That still left a 55% majority of respondents who wanted to stay in technology, and 85.5% of the sample who said they had enjoyed working in the industry.
While the desire to leave IT could suggest that CIOs are looking for fresh challenges rather than fleeing the industry, a separate study by UK recruitment consultancy Harvey Nash points toward a more worrying scenario. Its October study of 650 UK CIOs uncovered a devaluing of IT’s role in the company and high numbers of staff looking to move jobs.
While six out of 10 CIOs believed the CIO role was growing in strategic stature in the company, this was a 15% drop compared with a similar survey a year earlier. This view was backed up by half the CFOs questioned in the study for whom IT was merely support function with no place on the board. Given its fall from power, it was no surprise that a quarter of the IT chiefs wanted to leave their current for a role where they were more involved in business strategy.
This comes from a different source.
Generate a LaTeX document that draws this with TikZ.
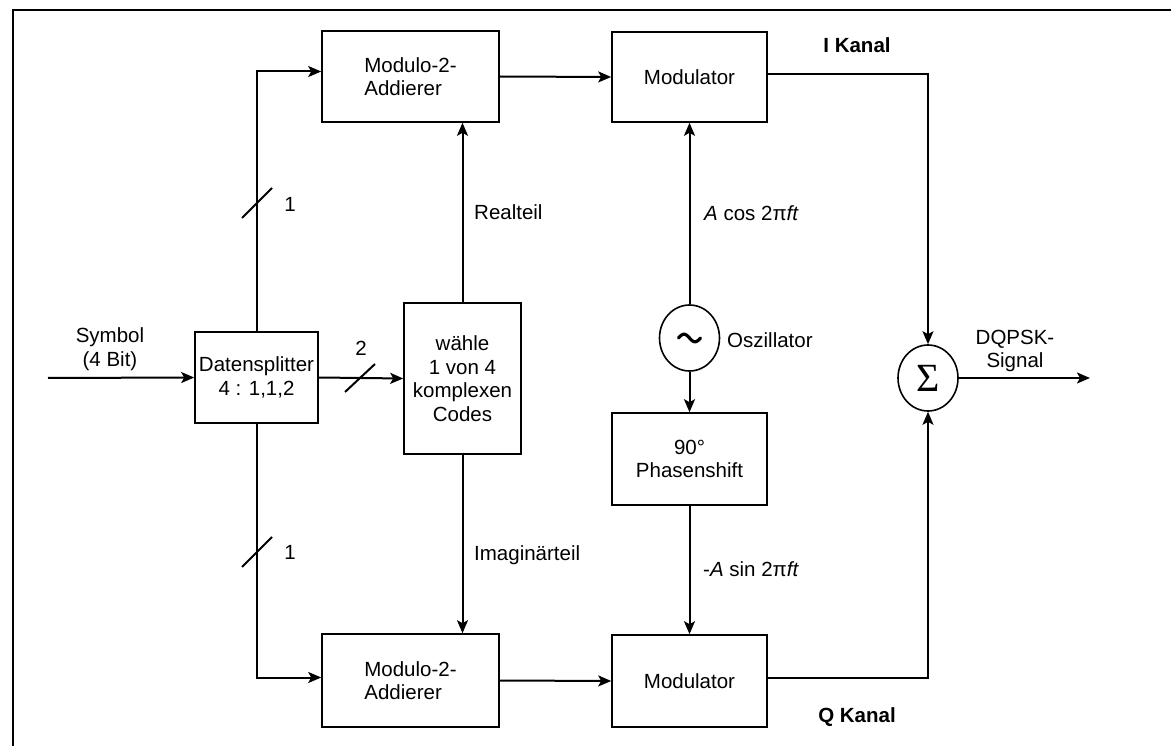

IT is a concern that the strategic influence of CIOs has eroded in recent years, but even more worrying is the restlessness this creates in the sector, said John Whiting, managing director, for the UK IT business at Harvey Nash, pointing out a 15% increase in technology leaders staying in their jobs for less than a year.
Some 44% of the CBR respondents thought that the short tenure of CIOs had an adverse effect on companies’ ability to achieve their strategies and objectives.
Whiting blamed the decline in CIOs’ standing on a failure to innovate. Almost two-thirds of businesses said they did not have a structured approach to IT innovation, and three-quarters reported only reasonable or limited success from their projects.